En un ‘recorte’ donde cualquier ejecutor de acciones ignora que es visto por otro/s, se genera el campo de una antiteatralidad, que no es sino el de una no-representación, con la que el teatro actual, sobregira algunos de sus ya exiguos fondos de reserva. Es decir, ya no la ignorancia del personaje sino la del propio ‘actor’, despiertan una posibilidad en abismo, en la que el espectador puede a la vez, ignorar que a su vez, es ‘actor’ de otro agente, que a la vez lo mira. Pareciera que mientras ‘el teatro sabe’ (Dubatti), se angustia por buscar afanosamente no saber, sin lograrlo.
Un mundo potencial de actores ‘ready-made’, imprevistos.
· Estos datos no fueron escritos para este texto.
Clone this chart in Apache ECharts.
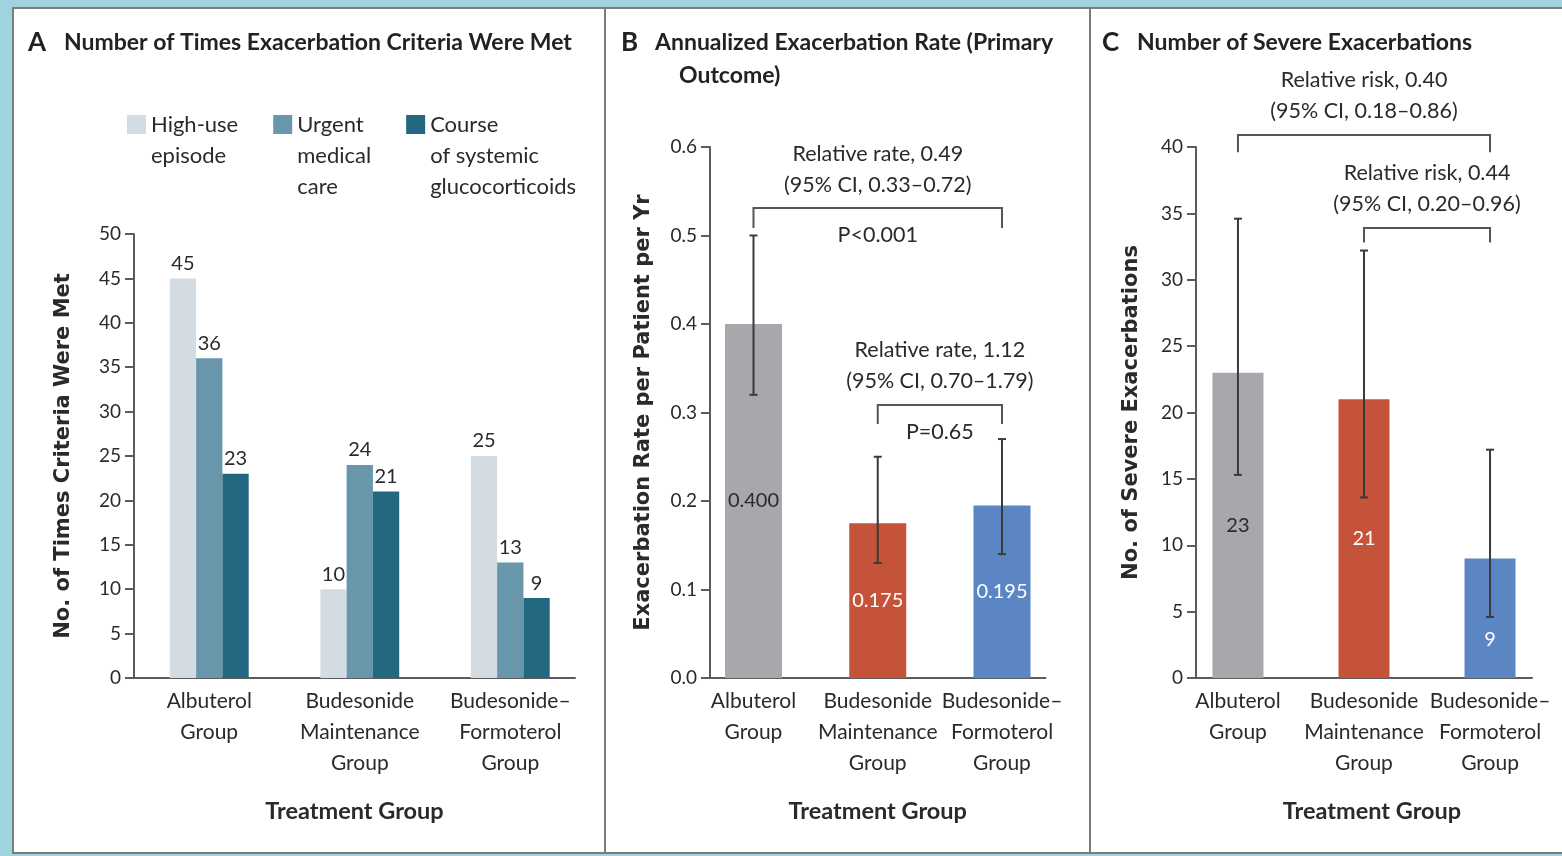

Objetos extraños empujados a contextos artísticos; aparecidos, a valer por sí mismos, a que los críticos pulan sus criterios para bendecir las insospechadas bondades de los ‘amateurs’. El ‘amateur’ como un ‘no-actor’ de capacidades especiales, un objeto dado. El efecto de otredad puede ser tan insospechado como el del urinario de Duchamp en el Louvre de París. El efecto no es el ‘qualunquismo’ del ‘cualquiera actúa’, sino ‘ya nada es teatro’. Ni hablar de teatro de arte. El simple concepto ‘teatro’, un engaño, una teatralería para incautos. El futuro no está en artistificar lo que no es teatro sino en que el teatro no artistifica. En el marco de ‘lo teatral’ como fórmula peyorativa (Michael Fried), lo heroico es deponer la forma, entregarla. El no-teatro abjuración, componenda.
Prueba tú mismo. Arroja un cerdo a escena y no obtendrás un cerdo-actor sino un teatro porquerizado.